Splash event pages are built using a powerful set of design tools rooted in CSS. This article breaks down the most common design issues and gives you steps to troubleshoot on your own.
1.1 Image dimensions
1.2 Image sizing
2.2 Uneven spacing
3.1 Content cut off
There a few tried and true rules when it comes to uploading images in Splash:
- Keep images under 2,000 pixels wide.
- Keep file sizes under 10MB.
- Keep the dots per inch (DPI) under 72.
- Use jpgs, pngs, or gifs.
Chances are you're going to want to adjust the image within the confines of your event page, so let's keep going.
Note: Most of these troubleshooting tips apply to users with advanced design permissions, available with certain roles on a paid Splash plan.
If you're experienced in web design, you might already be familiar with the terms margin and padding. Margin refers to the space outside blocks or elements while padding refers to the space inside blocks and elements.
Pro Tip: Hover over blocks and elements on page to see where margin and padding has been applied. Margin will appear as yellow space and padding as green.
Keep these definitions in mind as we walk through how to change the size of images in Splash.
If you see the Image Options tab, you're working with an image element--our most basic form of imagery.
To make the image element bigger or smaller, use the Width, Height dropdown to adjust the width.
Think of a square element as a frame. When uploading an image to that frame, you decide how you want the image positioned..
To resize a square element, use the Width,Height dropdown to increase or decrease the width. To change the height of the square, adjust the bottom padding (space inside the element) inside the Margin/Padding tab.
The size of a background image is determined by two things:
- The content inside of the block, element, or container that the background image is applied to.
- The amount of padding of the block, element, or container that the background image is applied to.
You can use the Background tab to make further adjustments to the size.

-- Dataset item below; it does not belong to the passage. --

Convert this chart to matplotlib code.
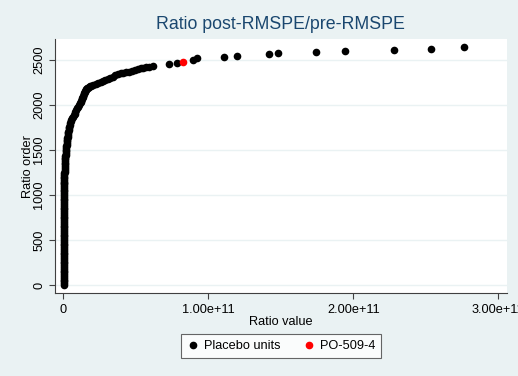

Almost all spacing issues can be resolved by tweaking margin, padding, or height matching settings, each outlined below.
Removing white (or extra) space
Spacing is all about finding the right balance of margin and padding.
Try hovering over the extra space on your page and clicking. This takes you to the exact block or element in the Layout tab where you can add or reduce the margin or padding that's applied.
Not seeing any margin or padding? Use the layout tree to click on the containers inside the block or the title of the block itself. Chances are you will stumble upon some additional margin or padding.
Pro Tip: Use percentages (%) for margin and padding to keep your content looking great across any screen size.
If you're on a free or Splash Basic plan, these controls are not available. Instead, we recommend either:
Uneven spacing between elements
When working with a group of identically styled items, known in Splash as a repeatable, there are cases where the spacing may get out of whack.
A common example is a group of speakers--some speakers may have longer titles or bios than others, causing your repeatable design to look...well not so repeatable.
The solution? A concept called height matching. With height matching, you decide how you want your repeatables to match one another in size, or height. Your choices include:
- Disabled: No height matching is applied. Instead, each repeatable is as tall as the elements inside of it are.
- Cards the same height: Each repeatable card is the same height, regardless of how tall the elements inside are.
- Elements same height: We look at the height of the card with the tallest element, and match the rest of the cards to that height. In the example above, Sally Abrams has the longest (therefore tallest) title, so the rest of the speakers' titles scaled proportionally.
To locate height matching:
- Locate the block that contains the repeatable inside the Layout tab.
- Click into the Repeatable Container.
- From the Repeatable Container dropdown, select your height matching choice.
Pro Tip: Use "Disabled" when you want to stack repeatable elements that are 100% width. Examples of this include agenda or schedule items.
Mobile and Tablet Design
Our pre-built themes, blocks, and elements are designed to look consistent across mobile and tablet devices. But once you start making changes using our advanced design tools, you'll want to check out the mobile and tablet views to make sure things are looking right.
Content cut off
In most cases, you risk cutting off content on smaller screen sizes when you set min or max heights and widths on blocks, elements, or containers.
We suggest removing all of these values, and relying on our built in Width, Height tools, in combination with Margin, Padding to achieve your sizing needs.
Pro Tip: Vertical oriented images are usually better suited for mobile. You can change the background image on Mobile or Tablet view to be different than your background image on desktop.
Changes not reflecting
If you're not seeing your changes on desktop reflecting on mobile or tablet (or vice versa), make sure that you're not working within a device-specific block.
Sometimes blocks are hidden on desktop, mobile, or tablet view and a new device-specific block is created. Be sure to always properly label your blocks like "Desktop - Cover" and "Mobile - Cover" to prevent confusion when collaborating on a page.